In his 1726 work on the druids, John Toland specifically identified Diodorus Siculus’ Hyperborea with Lewis, and the “spherical temple” mentioned by Diodorus with the Callanish Stones. Diodorus was a first century BC Greek historian, best known for writing the monumental universal history Bibliotheca historica, much of which survives, between 60 and 30 BC. A Scottish writer Martin Martin visited Lewis in 1695, researching his book A Description of the Western Islands of Scotland, and was told that Callanish was “a place appointed for worship in the time of heathenism, and that the chief druid or priest stood near the big stone in the centre, from whence he addressed himself to the people that surrounded him”. This is an interesting explanation, but doesn’t provide an insight into when the ‘time of heathenism’ was.
I first saw the stones silhouetted against the sky when I was driving from the airport to my hotel for the night. I could have visited the stones, even at 9pm, because the site is free and open to all, the way it should be. I pulled over to the side of the road, because it was difficult for me to comprehend that 5,000 years ago, I could have stood in exactly the same spot I was now and seen the same view I was seeing now. 1,825,000 days ago, the view would have been the same. For me, that is an amazing feeling to have, and ultimately the fact the stones are still there is more important than the reasons why the stones were placed where they are.

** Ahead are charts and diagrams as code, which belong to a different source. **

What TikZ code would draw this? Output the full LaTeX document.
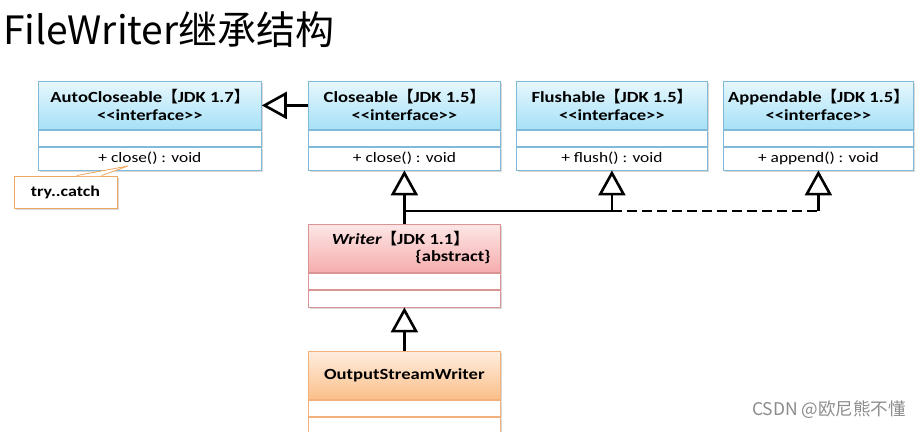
\documentclass[tikz,border=0pt]{standalone}
\usepackage{fontspec}
\setmainfont{Carlito}[FakeStretch=1.2]
\newfontfamily\cjk{Noto Sans CJK SC}
\usetikzlibrary{arrows.meta,shadows,calc}
\definecolor{ifacetop}{HTML}{E6F7FD}
\definecolor{ifacebot}{HTML}{A6E1F7}
\definecolor{ifaceline}{HTML}{80BAD8}
\definecolor{wrtop}{HTML}{FDE6E6}
\definecolor{wrbot}{HTML}{F6ADAD}
\definecolor{wrline}{HTML}{D99494}
\definecolor{ostop}{HTML}{FEEDDE}
\definecolor{osbot}{HTML}{FBBF8A}
\definecolor{osline}{HTML}{F2B07A}
\definecolor{notecol}{HTML}{EFA862}
\newcommand\lbk{{\cjk 【}}
\newcommand\rbk{{\cjk 】}}
\newcommand\iface{{<}{<}interface{>}{>}}
\tikzset{
  shad/.style={drop shadow={shadow xshift=1.5pt, shadow yshift=-1.5pt, opacity=.25, fill=black!60}},
  hdr/.style={anchor=north west, inner sep=0pt, align=center, line width=0.8pt, minimum height=48,
    font=\bfseries\fontsize{15.5}{18}\selectfont, shad},
  rowbox/.style={anchor=north, inner sep=0pt, fill=white, line width=0.8pt,
    font=\fontsize{14.5}{18}\selectfont, shad},
  inh/.style={line width=2.6pt, -{Triangle[open, length=25pt, width=27pt]}},
  inhline/.style={line width=2.6pt},
  notebox/.style={draw=notecol, fill=white, line width=0.8pt, minimum width=103, minimum height=32,
    inner sep=0pt, font=\bfseries\fontsize{15}{18}\selectfont, shad},
}
% name, x, y, width, colour prefix, header text, method text, last row height
\newcommand\umlbox[8]{%
  \node[hdr, draw=#5line, top color=#5top, bottom color=#5bot, minimum width=#4] (#1) at (#2,#3) {#6};
  \node[rowbox, draw=#5line, minimum width=#4, minimum height=16] (#1a) at (#1.south) {};
  \node[rowbox, draw=#5line, minimum width=#4, minimum height=#8] (#1m) at (#1a.south) {#7};
}
\begin{document}
\begin{tikzpicture}[x=1pt, y=-1pt]
\useasboundingbox (0,0) rectangle (923,431);
\fill[white] (0,0) rectangle (923,431);

\node[anchor=west, inner sep=0pt, font=\cjk\fontsize{39}{44}\selectfont] (title) at (3,30) {FileWriter继承结构};

\umlbox{auto}{38}{81}{223}{iface}{AutoCloseable\lbk JDK 1.7\rbk\\ \iface}{+ close() : void}{23}
\umlbox{close}{308}{81}{192}{iface}{Closeable\lbk JDK 1.5\rbk\\ \iface}{+ close() : void}{23}
\umlbox{flush}{516}{81}{191}{iface}{Flushable\lbk JDK 1.5\rbk\\ \iface}{+ flush() : void}{23}
\umlbox{app}{723}{81}{190}{iface}{Appendable\lbk JDK 1.5\rbk\\ \iface}{+ append() : void}{23}
\umlbox{writer}{308}{224}{192}{wr}{}{}{17}
\node[font=\bfseries\fontsize{15.5}{18}\selectfont, inner sep=0pt] (wt1) at ($(writer.north)+(-4,15)$) {\textit{Writer}\lbk JDK 1.1\rbk};
\node[anchor=east, font=\bfseries\fontsize{15.5}{18}\selectfont, inner sep=0pt] (wt2) at ($(writer.north east)+(-10,33)$) {\{abstract\}};
\umlbox{osw}{308}{351}{192}{os}{OutputStreamWriter}{}{16}

% note
\node[notebox] (note) at (65.5,192) {try..catch};
\coordinate (tip) at (128,166);
\fill[white] ($(note.north west)+(63,0.4)$) -- (tip) -- ($(note.north west)+(88,0.4)$) -- cycle;
\draw[notecol, line width=0.8pt] ($(note.north west)+(63,0)$) -- (tip) -- ($(note.north west)+(88,0)$);

% inheritance
\draw[inh] (close) -- (auto);
\coordinate (j) at (404,211);
\draw[inh] (writer.north) -- (closem.south);
\draw[inhline] (j) -- (j -| flushm.south);
\draw[inh] (j -| flushm.south) -- (flushm.south);
\draw[inhline, dash pattern=on 10pt off 5pt] (j -| flushm.south) -- (j -| appm.south);
\draw[inh] (j -| appm.south) -- (appm.south);
\draw[inh] (osw.north) -- (writerm.south);

\node[anchor=east, inner sep=0pt, text=black!45, font=\cjk\fontsize{17.5}{20}\selectfont] (wm) at (906,410) {CSDN @欧尼熊不懂};
\end{tikzpicture}
\end{document}
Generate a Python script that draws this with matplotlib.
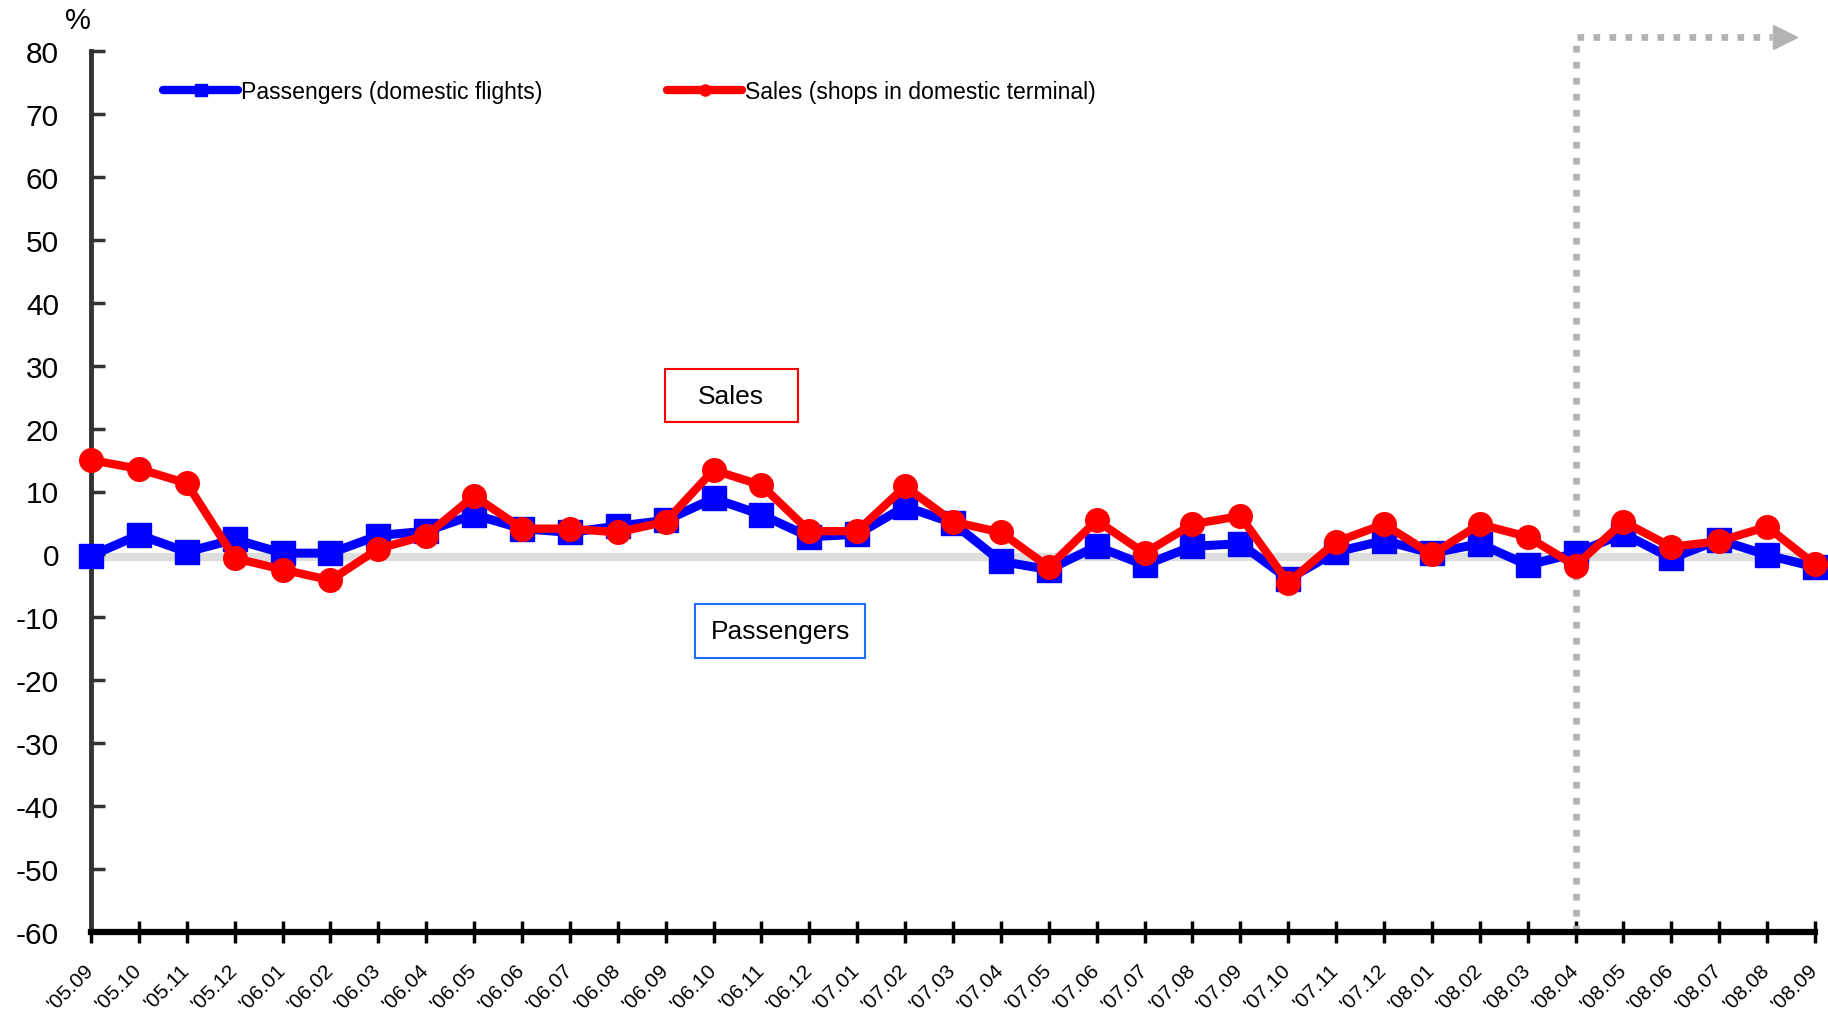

It made me feel very small underneath the universe.
The stones of the eastern side of the avenue have only three-quarters of the height of the stones on the western side. When I saw this, I wondered whether this was deliberate or just accidental – why would these details be important to the people who created the site? Do we try and provide explanations for the reasons why things are a certain way at ancient sites, when in fact the creators of these places meant nothing by them? Did the stones of the North Avenue fan out deliberately the further away they went away from the stone circle or was it because the people creating the avenue didn’t have accurate measuring devices or just didn’t care whether the distance between the stones was the same all along the avenue – i.e. they just wanted an avenue of stones heading in a roughly northern direction? I believe they did care, as the central monolith was so accurately aligned north to south, therefore the fanning out was deliberate, but what was the reason for this? Was it meant to represent something? If so, what?
Another confusing feature are the three rows of stones that join the southern end of the stone circle. One row comes from the direction of east-northeast, one from the south, and one from the west-southwest. The east-northeast row comprises five stones, the southern row also has five stones and the west-southwest row four stones. None of the stone rows is aimed at the centre of the stone circle. Again, is this significant, or have the stones just been displaced over the thousands of years of their existence? It’s worth mentioning the stones at Callanish were abandoned, for whatever task they were intended, around 800BC and that not much is written about them until 1857, when over 5 feet of peat was removed from the site, revealing the chambered grave and the true height of the stones.
The 6.4 metre long chambered tomb, in the central part of the circle, was almost certainly added after the circle was set up and was used for many centuries, as not only local pottery was found, but also Beaker vessels dating from 2000BC.
The central monolith stands 0.8 metres west of the true centre of the stone circle. The monolith is 4.8 metres high and 1.5 metres wide. This stone is on an almost perfect north to south axis, making me wonder how people 5,000 years ago could align a 7-tonne stone so accurately.
The avenue connects to the stone circle from the north-northeast and is just over 83 metres long. There are 19 stones remaining in the avenue: nine stones on the eastern side, ten on the western side. It’s tempting to think that some of the original stones might have been taken for building projects on the island as there seems to be no real consistency in the layout of the stones on the two sides of the avenue. The largest stone in the avenue is 3.5 metres high and stands on the western end of the row. The two rows are not parallel, but fan out the further away they get from the circle – at the north end the rows are 6.7 metres apart, but only 6 metres apart at the south end, nearer the stone circle. From the circle the height of the stones decreases towards the middle of the avenue; from there the height increases again.
After I visit places such as Callanish I am always bewildered, as I am sure that I can’t satisfactorily answer any of the obvious questions – why was it built, how was it built, who built it, what was the reason for building it here rather than on any other hillock in the area? Even the question as to when the site was constructed is open to discussion.
Callanish comprises a number of different elements – a stone circle containing a central monolith and a chambered tomb, three rows of stones intersecting with the circle, and an avenue of stones heading roughly northwards away from the circle. All the stones are Lewisian gneiss and were quarried locally.
The stone circle consists of thirteen stones, with an average height of 3 metres. The circle is not quite perfect as the east side is slightly squashed. The circle covers an area of 124 square metres with a diameter of 11.4 metres. The circle was built between 2,900 BC and 2,600 BC making it slightly older than Stonehenge.